An Examination of the Utilization of Instructional Technology by Full-time Faculty at West Virginia and Virginia Community Colleges

Amy R. Blankenship, Dennis M. Anderson

ABSTRACT

Without the requisite commitment and support from an institution faculty will minimally take advantage of instructional technology. This support includes having the availability of a full-time instructional technologist to assist them with the features of a new application. It includes, as well, technical support to trouble shoot problems as they arise. A faculty incentive program is also important and includes such rewards as a remuneration schedule for creating new courses in an electronic format or converting an existing course in an electronic format. Having a dedicated revenue stream to ensure a robust instructional technology program is essential. Finally, institutional policies and procedures that support and enhance distance education are critical to the overall success of the program. Absent this level of support, the institution likely will not realize the full measure of its success in recruiting students who are drawn by a diversity of delivery modes.

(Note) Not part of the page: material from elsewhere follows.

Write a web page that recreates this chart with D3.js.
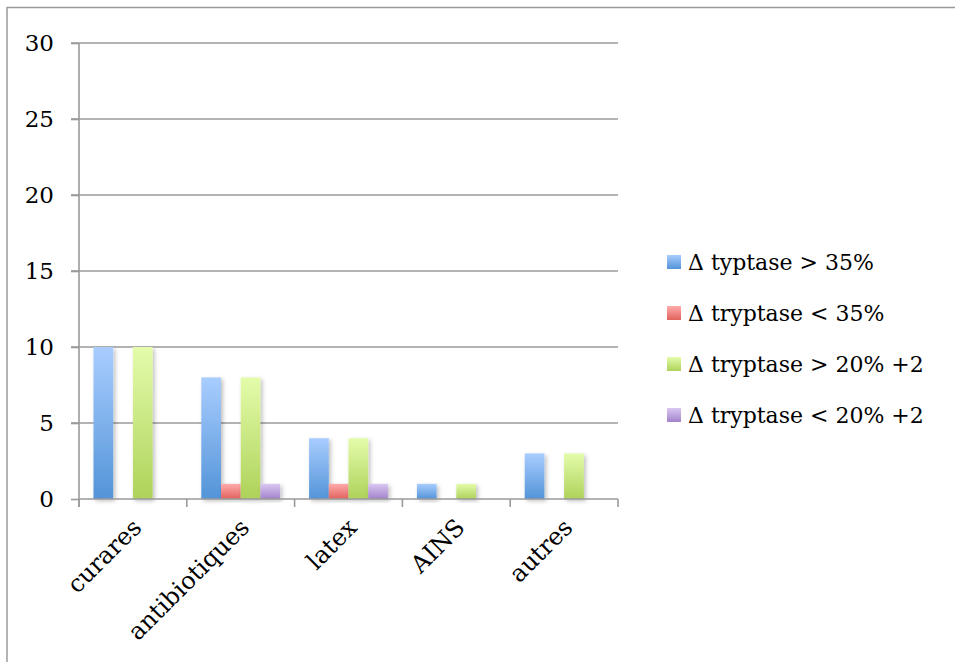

The purpose of this research is threefold: (1) to measure the usage of select technology by full-time faculty in their courses; (2) to gauge the attitude of full-time faculty regarding the use of instructional technology; and (3) to assess institutional resources required to support the use of instructional technology. An online survey has been created and will be the main data gathering tool of this study. The online survey link will be e-mailed to all fulltime faculties at the 10 community and technical colleges in West Virginia and 23 community colleges in Virginia.